__GIVEN EXERCISE__:
Your task is to copy every line of this material exactly.

****************

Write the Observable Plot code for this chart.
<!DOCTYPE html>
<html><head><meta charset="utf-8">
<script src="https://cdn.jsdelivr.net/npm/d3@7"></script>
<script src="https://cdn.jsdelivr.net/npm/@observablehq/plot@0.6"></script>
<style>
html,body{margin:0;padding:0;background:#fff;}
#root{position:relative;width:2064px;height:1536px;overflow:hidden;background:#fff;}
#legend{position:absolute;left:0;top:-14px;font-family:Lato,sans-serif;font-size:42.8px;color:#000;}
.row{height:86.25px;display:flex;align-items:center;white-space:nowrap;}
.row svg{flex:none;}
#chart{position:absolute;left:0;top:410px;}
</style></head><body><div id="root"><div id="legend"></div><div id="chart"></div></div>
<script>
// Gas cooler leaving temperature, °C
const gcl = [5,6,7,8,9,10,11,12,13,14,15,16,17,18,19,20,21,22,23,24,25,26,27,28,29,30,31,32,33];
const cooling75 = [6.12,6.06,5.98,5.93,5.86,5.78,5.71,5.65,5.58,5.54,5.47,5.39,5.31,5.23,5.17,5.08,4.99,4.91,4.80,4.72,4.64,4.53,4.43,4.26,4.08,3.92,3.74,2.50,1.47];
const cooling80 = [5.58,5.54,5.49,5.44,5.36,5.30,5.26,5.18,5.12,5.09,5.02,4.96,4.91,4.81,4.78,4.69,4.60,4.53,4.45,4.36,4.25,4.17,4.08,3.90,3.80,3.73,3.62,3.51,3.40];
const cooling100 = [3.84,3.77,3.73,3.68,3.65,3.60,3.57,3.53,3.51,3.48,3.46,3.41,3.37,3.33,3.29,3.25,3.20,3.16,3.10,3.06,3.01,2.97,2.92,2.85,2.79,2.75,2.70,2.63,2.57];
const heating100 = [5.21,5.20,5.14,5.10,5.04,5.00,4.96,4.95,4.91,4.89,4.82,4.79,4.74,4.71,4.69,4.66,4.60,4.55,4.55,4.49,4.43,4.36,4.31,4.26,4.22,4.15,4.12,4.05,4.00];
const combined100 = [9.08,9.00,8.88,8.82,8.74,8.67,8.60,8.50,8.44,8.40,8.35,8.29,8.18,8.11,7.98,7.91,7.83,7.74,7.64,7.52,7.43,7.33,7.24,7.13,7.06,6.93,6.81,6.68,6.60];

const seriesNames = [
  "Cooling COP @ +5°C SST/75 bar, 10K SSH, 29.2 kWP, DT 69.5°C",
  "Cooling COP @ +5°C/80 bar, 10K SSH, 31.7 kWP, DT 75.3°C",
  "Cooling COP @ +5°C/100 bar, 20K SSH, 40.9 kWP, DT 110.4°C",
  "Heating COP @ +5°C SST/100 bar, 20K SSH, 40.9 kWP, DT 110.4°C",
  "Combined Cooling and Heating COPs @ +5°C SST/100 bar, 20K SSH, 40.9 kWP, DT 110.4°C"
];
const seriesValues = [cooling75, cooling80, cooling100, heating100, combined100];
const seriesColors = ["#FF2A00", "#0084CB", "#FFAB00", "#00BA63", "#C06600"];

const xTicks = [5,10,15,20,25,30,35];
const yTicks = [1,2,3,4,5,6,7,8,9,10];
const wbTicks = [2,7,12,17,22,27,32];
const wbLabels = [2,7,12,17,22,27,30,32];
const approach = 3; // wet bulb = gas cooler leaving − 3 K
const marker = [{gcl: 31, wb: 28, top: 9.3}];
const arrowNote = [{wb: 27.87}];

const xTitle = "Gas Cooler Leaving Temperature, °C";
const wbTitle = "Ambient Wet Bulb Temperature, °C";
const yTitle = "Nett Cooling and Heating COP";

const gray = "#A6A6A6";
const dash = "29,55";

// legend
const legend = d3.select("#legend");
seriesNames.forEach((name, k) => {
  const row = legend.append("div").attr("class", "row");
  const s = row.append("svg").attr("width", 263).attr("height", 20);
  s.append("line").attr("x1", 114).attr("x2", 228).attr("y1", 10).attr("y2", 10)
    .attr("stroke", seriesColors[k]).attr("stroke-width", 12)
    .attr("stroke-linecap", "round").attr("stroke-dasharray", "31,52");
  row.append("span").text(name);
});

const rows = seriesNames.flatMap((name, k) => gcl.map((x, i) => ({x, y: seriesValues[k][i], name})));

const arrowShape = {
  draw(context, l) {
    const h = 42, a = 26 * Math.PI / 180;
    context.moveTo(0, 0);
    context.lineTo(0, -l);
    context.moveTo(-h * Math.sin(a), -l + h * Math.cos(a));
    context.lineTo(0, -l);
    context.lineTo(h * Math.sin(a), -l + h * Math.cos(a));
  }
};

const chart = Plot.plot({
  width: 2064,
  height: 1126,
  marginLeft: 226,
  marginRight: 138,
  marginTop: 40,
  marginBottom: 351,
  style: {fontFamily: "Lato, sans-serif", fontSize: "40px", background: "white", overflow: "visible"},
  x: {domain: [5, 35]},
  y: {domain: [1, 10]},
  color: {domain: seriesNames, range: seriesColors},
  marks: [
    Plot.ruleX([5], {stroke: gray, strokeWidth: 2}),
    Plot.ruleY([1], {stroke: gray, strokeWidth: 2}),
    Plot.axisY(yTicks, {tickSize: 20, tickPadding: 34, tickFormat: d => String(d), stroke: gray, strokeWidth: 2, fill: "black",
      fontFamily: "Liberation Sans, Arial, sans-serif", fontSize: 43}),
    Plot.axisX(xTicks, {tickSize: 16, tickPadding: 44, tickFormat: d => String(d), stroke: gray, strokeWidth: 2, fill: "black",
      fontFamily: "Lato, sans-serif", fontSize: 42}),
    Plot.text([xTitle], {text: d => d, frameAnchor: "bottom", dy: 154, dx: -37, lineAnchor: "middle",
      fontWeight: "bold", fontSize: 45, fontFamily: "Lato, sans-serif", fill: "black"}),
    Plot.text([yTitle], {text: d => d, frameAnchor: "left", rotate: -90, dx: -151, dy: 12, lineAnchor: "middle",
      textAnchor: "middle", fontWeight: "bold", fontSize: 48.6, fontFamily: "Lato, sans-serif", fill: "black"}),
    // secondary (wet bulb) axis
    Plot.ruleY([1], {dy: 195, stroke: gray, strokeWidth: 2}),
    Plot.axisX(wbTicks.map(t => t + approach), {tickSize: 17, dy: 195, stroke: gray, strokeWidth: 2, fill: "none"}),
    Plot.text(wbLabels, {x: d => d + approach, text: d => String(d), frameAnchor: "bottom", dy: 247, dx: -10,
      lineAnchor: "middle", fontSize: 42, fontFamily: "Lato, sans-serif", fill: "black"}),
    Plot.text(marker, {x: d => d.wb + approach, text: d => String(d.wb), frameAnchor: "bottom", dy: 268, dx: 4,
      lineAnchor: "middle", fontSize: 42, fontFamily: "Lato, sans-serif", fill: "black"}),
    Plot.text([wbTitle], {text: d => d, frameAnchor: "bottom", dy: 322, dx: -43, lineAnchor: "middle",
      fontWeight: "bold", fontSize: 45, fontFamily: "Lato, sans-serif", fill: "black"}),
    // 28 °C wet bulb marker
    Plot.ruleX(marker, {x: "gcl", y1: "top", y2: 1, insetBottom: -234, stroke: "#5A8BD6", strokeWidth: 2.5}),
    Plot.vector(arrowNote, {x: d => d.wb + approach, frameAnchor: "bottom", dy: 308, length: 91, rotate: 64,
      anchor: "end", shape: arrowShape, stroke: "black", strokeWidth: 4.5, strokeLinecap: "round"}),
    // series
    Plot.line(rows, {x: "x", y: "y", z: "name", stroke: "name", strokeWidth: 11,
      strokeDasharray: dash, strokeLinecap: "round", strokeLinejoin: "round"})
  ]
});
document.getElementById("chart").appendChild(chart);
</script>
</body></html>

****************

__WRITTEN REPLY__:
Write the Observable Plot code for this chart.
<!DOCTYPE html>
<html><head><meta charset="utf-8">
<script src="https://cdn.jsdelivr.net/npm/d3@7"></script>
<script src="https://cdn.jsdelivr.net/npm/@observablehq/plot@0.6"></script>
<style>
html,body{margin:0;padding:0;background:#fff;}
#root{position:relative;width:2064px;height:1536px;overflow:hidden;background:#fff;}
#legend{position:absolute;left:0;top:-14px;font-family:Lato,sans-serif;font-size:42.8px;color:#000;}
.row{height:86.25px;display:flex;align-items:center;white-space:nowrap;}
.row svg{flex:none;}
#chart{position:absolute;left:0;top:410px;}
</style></head><body><div id="root"><div id="legend"></div><div id="chart"></div></div>
<script>
// Gas cooler leaving temperature, °C
const gcl = [5,6,7,8,9,10,11,12,13,14,15,16,17,18,19,20,21,22,23,24,25,26,27,28,29,30,31,32,33];
const cooling75 = [6.12,6.06,5.98,5.93,5.86,5.78,5.71,5.65,5.58,5.54,5.47,5.39,5.31,5.23,5.17,5.08,4.99,4.91,4.80,4.72,4.64,4.53,4.43,4.26,4.08,3.92,3.74,2.50,1.47];
const cooling80 = [5.58,5.54,5.49,5.44,5.36,5.30,5.26,5.18,5.12,5.09,5.02,4.96,4.91,4.81,4.78,4.69,4.60,4.53,4.45,4.36,4.25,4.17,4.08,3.90,3.80,3.73,3.62,3.51,3.40];
const cooling100 = [3.84,3.77,3.73,3.68,3.65,3.60,3.57,3.53,3.51,3.48,3.46,3.41,3.37,3.33,3.29,3.25,3.20,3.16,3.10,3.06,3.01,2.97,2.92,2.85,2.79,2.75,2.70,2.63,2.57];
const heating100 = [5.21,5.20,5.14,5.10,5.04,5.00,4.96,4.95,4.91,4.89,4.82,4.79,4.74,4.71,4.69,4.66,4.60,4.55,4.55,4.49,4.43,4.36,4.31,4.26,4.22,4.15,4.12,4.05,4.00];
const combined100 = [9.08,9.00,8.88,8.82,8.74,8.67,8.60,8.50,8.44,8.40,8.35,8.29,8.18,8.11,7.98,7.91,7.83,7.74,7.64,7.52,7.43,7.33,7.24,7.13,7.06,6.93,6.81,6.68,6.60];

const seriesNames = [
  "Cooling COP @ +5°C SST/75 bar, 10K SSH, 29.2 kWP, DT 69.5°C",
  "Cooling COP @ +5°C/80 bar, 10K SSH, 31.7 kWP, DT 75.3°C",
  "Cooling COP @ +5°C/100 bar, 20K SSH, 40.9 kWP, DT 110.4°C",
  "Heating COP @ +5°C SST/100 bar, 20K SSH, 40.9 kWP, DT 110.4°C",
  "Combined Cooling and Heating COPs @ +5°C SST/100 bar, 20K SSH, 40.9 kWP, DT 110.4°C"
];
const seriesValues = [cooling75, cooling80, cooling100, heating100, combined100];
const seriesColors = ["#FF2A00", "#0084CB", "#FFAB00", "#00BA63", "#C06600"];

const xTicks = [5,10,15,20,25,30,35];
const yTicks = [1,2,3,4,5,6,7,8,9,10];
const wbTicks = [2,7,12,17,22,27,32];
const wbLabels = [2,7,12,17,22,27,30,32];
const approach = 3; // wet bulb = gas cooler leaving − 3 K
const marker = [{gcl: 31, wb: 28, top: 9.3}];
const arrowNote = [{wb: 27.87}];

const xTitle = "Gas Cooler Leaving Temperature, °C";
const wbTitle = "Ambient Wet Bulb Temperature, °C";
const yTitle = "Nett Cooling and Heating COP";

const gray = "#A6A6A6";
const dash = "29,55";

// legend
const legend = d3.select("#legend");
seriesNames.forEach((name, k) => {
  const row = legend.append("div").attr("class", "row");
  const s = row.append("svg").attr("width", 263).attr("height", 20);
  s.append("line").attr("x1", 114).attr("x2", 228).attr("y1", 10).attr("y2", 10)
    .attr("stroke", seriesColors[k]).attr("stroke-width", 12)
    .attr("stroke-linecap", "round").attr("stroke-dasharray", "31,52");
  row.append("span").text(name);
});

const rows = seriesNames.flatMap((name, k) => gcl.map((x, i) => ({x, y: seriesValues[k][i], name})));

const arrowShape = {
  draw(context, l) {
    const h = 42, a = 26 * Math.PI / 180;
    context.moveTo(0, 0);
    context.lineTo(0, -l);
    context.moveTo(-h * Math.sin(a), -l + h * Math.cos(a));
    context.lineTo(0, -l);
    context.lineTo(h * Math.sin(a), -l + h * Math.cos(a));
  }
};

const chart = Plot.plot({
  width: 2064,
  height: 1126,
  marginLeft: 226,
  marginRight: 138,
  marginTop: 40,
  marginBottom: 351,
  style: {fontFamily: "Lato, sans-serif", fontSize: "40px", background: "white", overflow: "visible"},
  x: {domain: [5, 35]},
  y: {domain: [1, 10]},
  color: {domain: seriesNames, range: seriesColors},
  marks: [
    Plot.ruleX([5], {stroke: gray, strokeWidth: 2}),
    Plot.ruleY([1], {stroke: gray, strokeWidth: 2}),
    Plot.axisY(yTicks, {tickSize: 20, tickPadding: 34, tickFormat: d => String(d), stroke: gray, strokeWidth: 2, fill: "black",
      fontFamily: "Liberation Sans, Arial, sans-serif", fontSize: 43}),
    Plot.axisX(xTicks, {tickSize: 16, tickPadding: 44, tickFormat: d => String(d), stroke: gray, strokeWidth: 2, fill: "black",
      fontFamily: "Lato, sans-serif", fontSize: 42}),
    Plot.text([xTitle], {text: d => d, frameAnchor: "bottom", dy: 154, dx: -37, lineAnchor: "middle",
      fontWeight: "bold", fontSize: 45, fontFamily: "Lato, sans-serif", fill: "black"}),
    Plot.text([yTitle], {text: d => d, frameAnchor: "left", rotate: -90, dx: -151, dy: 12, lineAnchor: "middle",
      textAnchor: "middle", fontWeight: "bold", fontSize: 48.6, fontFamily: "Lato, sans-serif", fill: "black"}),
    // secondary (wet bulb) axis
    Plot.ruleY([1], {dy: 195, stroke: gray, strokeWidth: 2}),
    Plot.axisX(wbTicks.map(t => t + approach), {tickSize: 17, dy: 195, stroke: gray, strokeWidth: 2, fill: "none"}),
    Plot.text(wbLabels, {x: d => d + approach, text: d => String(d), frameAnchor: "bottom", dy: 247, dx: -10,
      lineAnchor: "middle", fontSize: 42, fontFamily: "Lato, sans-serif", fill: "black"}),
    Plot.text(marker, {x: d => d.wb + approach, text: d => String(d.wb), frameAnchor: "bottom", dy: 268, dx: 4,
      lineAnchor: "middle", fontSize: 42, fontFamily: "Lato, sans-serif", fill: "black"}),
    Plot.text([wbTitle], {text: d => d, frameAnchor: "bottom", dy: 322, dx: -43, lineAnchor: "middle",
      fontWeight: "bold", fontSize: 45, fontFamily: "Lato, sans-serif", fill: "black"}),
    // 28 °C wet bulb marker
    Plot.ruleX(marker, {x: "gcl", y1: "top", y2: 1, insetBottom: -234, stroke: "#5A8BD6", strokeWidth: 2.5}),
    Plot.vector(arrowNote, {x: d => d.wb + approach, frameAnchor: "bottom", dy: 308, length: 91, rotate: 64,
      anchor: "end", shape: arrowShape, stroke: "black", strokeWidth: 4.5, strokeLinecap: "round"}),
    // series
    Plot.line(rows, {x: "x", y: "y", z: "name", stroke: "name", strokeWidth: 11,
      strokeDasharray: dash, strokeLinecap: "round", strokeLinejoin: "round"})
  ]
});
document.getElementById("chart").appendChild(chart);
</script>
</body></html>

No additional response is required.